* BEGIN Dataset content *
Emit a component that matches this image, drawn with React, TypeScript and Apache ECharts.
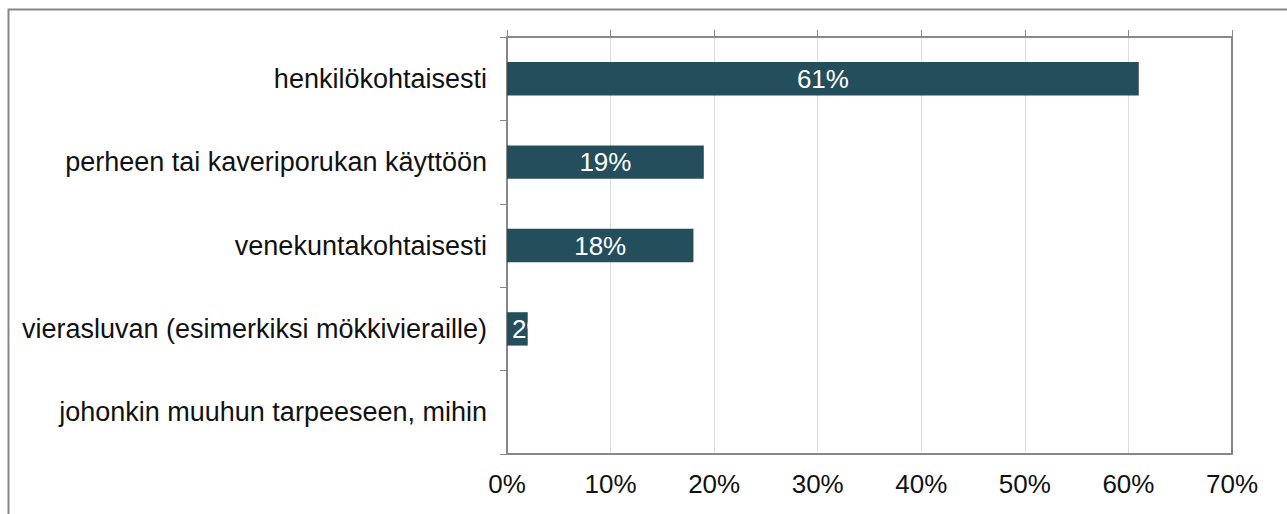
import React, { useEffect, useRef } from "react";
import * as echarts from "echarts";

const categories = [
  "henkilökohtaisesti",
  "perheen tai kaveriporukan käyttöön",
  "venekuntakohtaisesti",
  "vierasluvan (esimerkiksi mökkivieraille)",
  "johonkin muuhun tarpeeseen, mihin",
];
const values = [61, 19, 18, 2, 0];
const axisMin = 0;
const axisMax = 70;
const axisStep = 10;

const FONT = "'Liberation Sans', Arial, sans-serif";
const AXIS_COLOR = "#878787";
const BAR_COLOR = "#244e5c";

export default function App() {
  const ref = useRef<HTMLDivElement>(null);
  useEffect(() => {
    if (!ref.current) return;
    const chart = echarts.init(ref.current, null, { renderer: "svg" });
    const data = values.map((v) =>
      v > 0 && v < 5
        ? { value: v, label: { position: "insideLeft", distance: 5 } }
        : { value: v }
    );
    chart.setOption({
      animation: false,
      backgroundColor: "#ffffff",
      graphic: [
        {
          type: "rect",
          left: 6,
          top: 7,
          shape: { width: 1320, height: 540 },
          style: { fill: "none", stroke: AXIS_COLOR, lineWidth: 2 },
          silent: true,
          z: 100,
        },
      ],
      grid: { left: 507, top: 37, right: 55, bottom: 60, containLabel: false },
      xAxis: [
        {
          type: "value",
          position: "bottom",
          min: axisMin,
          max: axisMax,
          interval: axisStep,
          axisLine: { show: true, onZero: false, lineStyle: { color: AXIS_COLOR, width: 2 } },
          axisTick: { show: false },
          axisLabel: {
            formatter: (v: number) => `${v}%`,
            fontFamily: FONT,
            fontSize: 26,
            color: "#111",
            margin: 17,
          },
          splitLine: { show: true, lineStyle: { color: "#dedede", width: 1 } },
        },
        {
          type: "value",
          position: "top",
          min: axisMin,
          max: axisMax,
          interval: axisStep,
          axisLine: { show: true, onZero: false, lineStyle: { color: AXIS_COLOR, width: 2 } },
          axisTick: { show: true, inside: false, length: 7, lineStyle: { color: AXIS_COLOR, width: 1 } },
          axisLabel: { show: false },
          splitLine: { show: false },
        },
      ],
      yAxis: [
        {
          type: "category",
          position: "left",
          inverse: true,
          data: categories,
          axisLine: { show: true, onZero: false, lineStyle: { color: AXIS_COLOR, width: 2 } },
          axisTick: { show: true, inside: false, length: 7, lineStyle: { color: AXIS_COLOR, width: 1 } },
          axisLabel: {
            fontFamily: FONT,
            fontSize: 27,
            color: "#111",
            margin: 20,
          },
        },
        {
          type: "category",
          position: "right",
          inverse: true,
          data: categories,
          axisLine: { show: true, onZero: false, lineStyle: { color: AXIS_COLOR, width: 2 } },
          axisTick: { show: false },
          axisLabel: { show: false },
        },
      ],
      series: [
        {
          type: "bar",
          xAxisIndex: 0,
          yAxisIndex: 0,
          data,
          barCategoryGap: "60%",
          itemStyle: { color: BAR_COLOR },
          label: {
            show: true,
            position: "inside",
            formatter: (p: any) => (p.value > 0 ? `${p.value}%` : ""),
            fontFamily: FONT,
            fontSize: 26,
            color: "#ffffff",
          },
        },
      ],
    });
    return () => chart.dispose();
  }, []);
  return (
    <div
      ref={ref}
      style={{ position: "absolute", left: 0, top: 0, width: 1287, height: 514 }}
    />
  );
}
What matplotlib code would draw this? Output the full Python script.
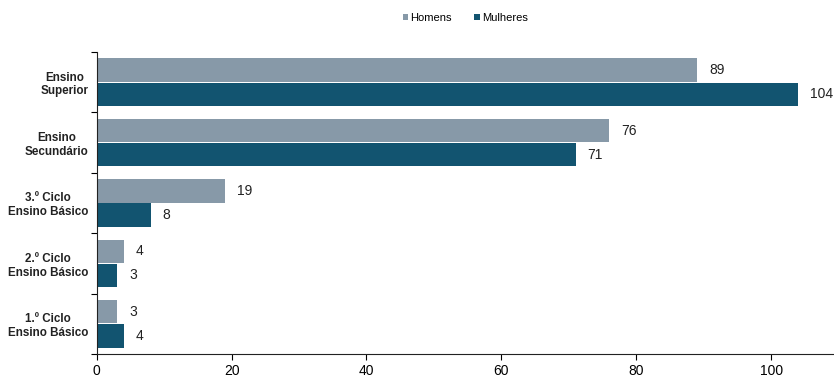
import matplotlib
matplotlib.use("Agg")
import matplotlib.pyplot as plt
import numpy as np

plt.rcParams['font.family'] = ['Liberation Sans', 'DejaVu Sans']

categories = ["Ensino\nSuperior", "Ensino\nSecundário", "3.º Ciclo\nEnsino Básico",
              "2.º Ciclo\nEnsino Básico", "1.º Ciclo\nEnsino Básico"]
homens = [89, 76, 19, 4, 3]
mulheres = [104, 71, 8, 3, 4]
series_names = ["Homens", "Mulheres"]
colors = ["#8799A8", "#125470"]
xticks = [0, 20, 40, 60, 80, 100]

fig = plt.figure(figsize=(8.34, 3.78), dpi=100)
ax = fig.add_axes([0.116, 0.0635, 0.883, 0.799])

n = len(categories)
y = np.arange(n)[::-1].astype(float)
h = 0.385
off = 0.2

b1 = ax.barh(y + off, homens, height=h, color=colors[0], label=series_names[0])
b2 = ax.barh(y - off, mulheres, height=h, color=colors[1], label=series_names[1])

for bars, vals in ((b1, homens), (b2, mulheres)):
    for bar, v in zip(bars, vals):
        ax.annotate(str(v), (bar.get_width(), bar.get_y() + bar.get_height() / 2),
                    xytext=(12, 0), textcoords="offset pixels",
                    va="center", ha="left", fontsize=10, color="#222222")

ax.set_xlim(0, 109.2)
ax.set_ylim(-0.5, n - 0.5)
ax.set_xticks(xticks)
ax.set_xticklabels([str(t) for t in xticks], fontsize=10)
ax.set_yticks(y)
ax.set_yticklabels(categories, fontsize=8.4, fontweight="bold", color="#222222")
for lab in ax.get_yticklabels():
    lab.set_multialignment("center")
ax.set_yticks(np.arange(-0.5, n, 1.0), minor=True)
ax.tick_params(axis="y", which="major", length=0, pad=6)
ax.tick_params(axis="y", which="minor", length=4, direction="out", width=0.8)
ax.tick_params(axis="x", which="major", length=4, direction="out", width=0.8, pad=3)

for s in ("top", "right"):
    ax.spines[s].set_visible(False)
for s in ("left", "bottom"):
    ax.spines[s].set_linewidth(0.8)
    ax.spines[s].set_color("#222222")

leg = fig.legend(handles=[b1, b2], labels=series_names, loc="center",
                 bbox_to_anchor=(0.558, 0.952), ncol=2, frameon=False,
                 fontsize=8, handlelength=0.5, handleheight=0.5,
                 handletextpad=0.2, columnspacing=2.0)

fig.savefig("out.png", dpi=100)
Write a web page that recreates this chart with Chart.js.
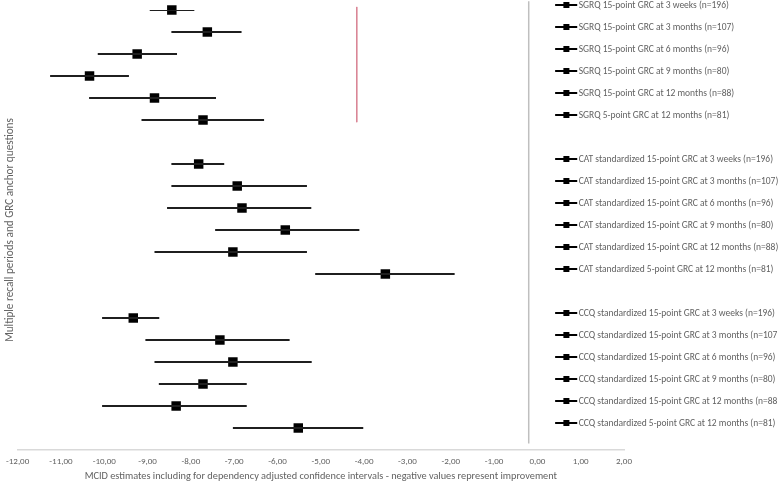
* END Dataset content *
→ **Given problem**: Copy every record character for character. Skip the pictures.

→ **Answer to the task**:
Emit a component that matches this image, drawn with React, TypeScript and Apache ECharts.
import React, { useEffect, useRef } from "react";
import * as echarts from "echarts";

const categories = [
  "henkilökohtaisesti",
  "perheen tai kaveriporukan käyttöön",
  "venekuntakohtaisesti",
  "vierasluvan (esimerkiksi mökkivieraille)",
  "johonkin muuhun tarpeeseen, mihin",
];
const values = [61, 19, 18, 2, 0];
const axisMin = 0;
const axisMax = 70;
const axisStep = 10;

const FONT = "'Liberation Sans', Arial, sans-serif";
const AXIS_COLOR = "#878787";
const BAR_COLOR = "#244e5c";

export default function App() {
  const ref = useRef<HTMLDivElement>(null);
  useEffect(() => {
    if (!ref.current) return;
    const chart = echarts.init(ref.current, null, { renderer: "svg" });
    const data = values.map((v) =>
      v > 0 && v < 5
        ? { value: v, label: { position: "insideLeft", distance: 5 } }
        : { value: v }
    );
    chart.setOption({
      animation: false,
      backgroundColor: "#ffffff",
      graphic: [
        {
          type: "rect",
          left: 6,
          top: 7,
          shape: { width: 1320, height: 540 },
          style: { fill: "none", stroke: AXIS_COLOR, lineWidth: 2 },
          silent: true,
          z: 100,
        },
      ],
      grid: { left: 507, top: 37, right: 55, bottom: 60, containLabel: false },
      xAxis: [
        {
          type: "value",
          position: "bottom",
          min: axisMin,
          max: axisMax,
          interval: axisStep,
          axisLine: { show: true, onZero: false, lineStyle: { color: AXIS_COLOR, width: 2 } },
          axisTick: { show: false },
          axisLabel: {
            formatter: (v: number) => `${v}%`,
            fontFamily: FONT,
            fontSize: 26,
            color: "#111",
            margin: 17,
          },
          splitLine: { show: true, lineStyle: { color: "#dedede", width: 1 } },
        },
        {
          type: "value",
          position: "top",
          min: axisMin,
          max: axisMax,
          interval: axisStep,
          axisLine: { show: true, onZero: false, lineStyle: { color: AXIS_COLOR, width: 2 } },
          axisTick: { show: true, inside: false, length: 7, lineStyle: { color: AXIS_COLOR, width: 1 } },
          axisLabel: { show: false },
          splitLine: { show: false },
        },
      ],
      yAxis: [
        {
          type: "category",
          position: "left",
          inverse: true,
          data: categories,
          axisLine: { show: true, onZero: false, lineStyle: { color: AXIS_COLOR, width: 2 } },
          axisTick: { show: true, inside: false, length: 7, lineStyle: { color: AXIS_COLOR, width: 1 } },
          axisLabel: {
            fontFamily: FONT,
            fontSize: 27,
            color: "#111",
            margin: 20,
          },
        },
        {
          type: "category",
          position: "right",
          inverse: true,
          data: categories,
          axisLine: { show: true, onZero: false, lineStyle: { color: AXIS_COLOR, width: 2 } },
          axisTick: { show: false },
          axisLabel: { show: false },
        },
      ],
      series: [
        {
          type: "bar",
          xAxisIndex: 0,
          yAxisIndex: 0,
          data,
          barCategoryGap: "60%",
          itemStyle: { color: BAR_COLOR },
          label: {
            show: true,
            position: "inside",
            formatter: (p: any) => (p.value > 0 ? `${p.value}%` : ""),
            fontFamily: FONT,
            fontSize: 26,
            color: "#ffffff",
          },
        },
      ],
    });
    return () => chart.dispose();
  }, []);
  return (
    <div
      ref={ref}
      style={{ position: "absolute", left: 0, top: 0, width: 1287, height: 514 }}
    />
  );
}
What matplotlib code would draw this? Output the full Python script.
import matplotlib
matplotlib.use("Agg")
import matplotlib.pyplot as plt
import numpy as np

plt.rcParams['font.family'] = ['Liberation Sans', 'DejaVu Sans']

categories = ["Ensino\nSuperior", "Ensino\nSecundário", "3.º Ciclo\nEnsino Básico",
              "2.º Ciclo\nEnsino Básico", "1.º Ciclo\nEnsino Básico"]
homens = [89, 76, 19, 4, 3]
mulheres = [104, 71, 8, 3, 4]
series_names = ["Homens", "Mulheres"]
colors = ["#8799A8", "#125470"]
xticks = [0, 20, 40, 60, 80, 100]

fig = plt.figure(figsize=(8.34, 3.78), dpi=100)
ax = fig.add_axes([0.116, 0.0635, 0.883, 0.799])

n = len(categories)
y = np.arange(n)[::-1].astype(float)
h = 0.385
off = 0.2

b1 = ax.barh(y + off, homens, height=h, color=colors[0], label=series_names[0])
b2 = ax.barh(y - off, mulheres, height=h, color=colors[1], label=series_names[1])

for bars, vals in ((b1, homens), (b2, mulheres)):
    for bar, v in zip(bars, vals):
        ax.annotate(str(v), (bar.get_width(), bar.get_y() + bar.get_height() / 2),
                    xytext=(12, 0), textcoords="offset pixels",
                    va="center", ha="left", fontsize=10, color="#222222")

ax.set_xlim(0, 109.2)
ax.set_ylim(-0.5, n - 0.5)
ax.set_xticks(xticks)
ax.set_xticklabels([str(t) for t in xticks], fontsize=10)
ax.set_yticks(y)
ax.set_yticklabels(categories, fontsize=8.4, fontweight="bold", color="#222222")
for lab in ax.get_yticklabels():
    lab.set_multialignment("center")
ax.set_yticks(np.arange(-0.5, n, 1.0), minor=True)
ax.tick_params(axis="y", which="major", length=0, pad=6)
ax.tick_params(axis="y", which="minor", length=4, direction="out", width=0.8)
ax.tick_params(axis="x", which="major", length=4, direction="out", width=0.8, pad=3)

for s in ("top", "right"):
    ax.spines[s].set_visible(False)
for s in ("left", "bottom"):
    ax.spines[s].set_linewidth(0.8)
    ax.spines[s].set_color("#222222")

leg = fig.legend(handles=[b1, b2], labels=series_names, loc="center",
                 bbox_to_anchor=(0.558, 0.952), ncol=2, frameon=False,
                 fontsize=8, handlelength=0.5, handleheight=0.5,
                 handletextpad=0.2, columnspacing=2.0)

fig.savefig("out.png", dpi=100)
Write a web page that recreates this chart with Chart.js.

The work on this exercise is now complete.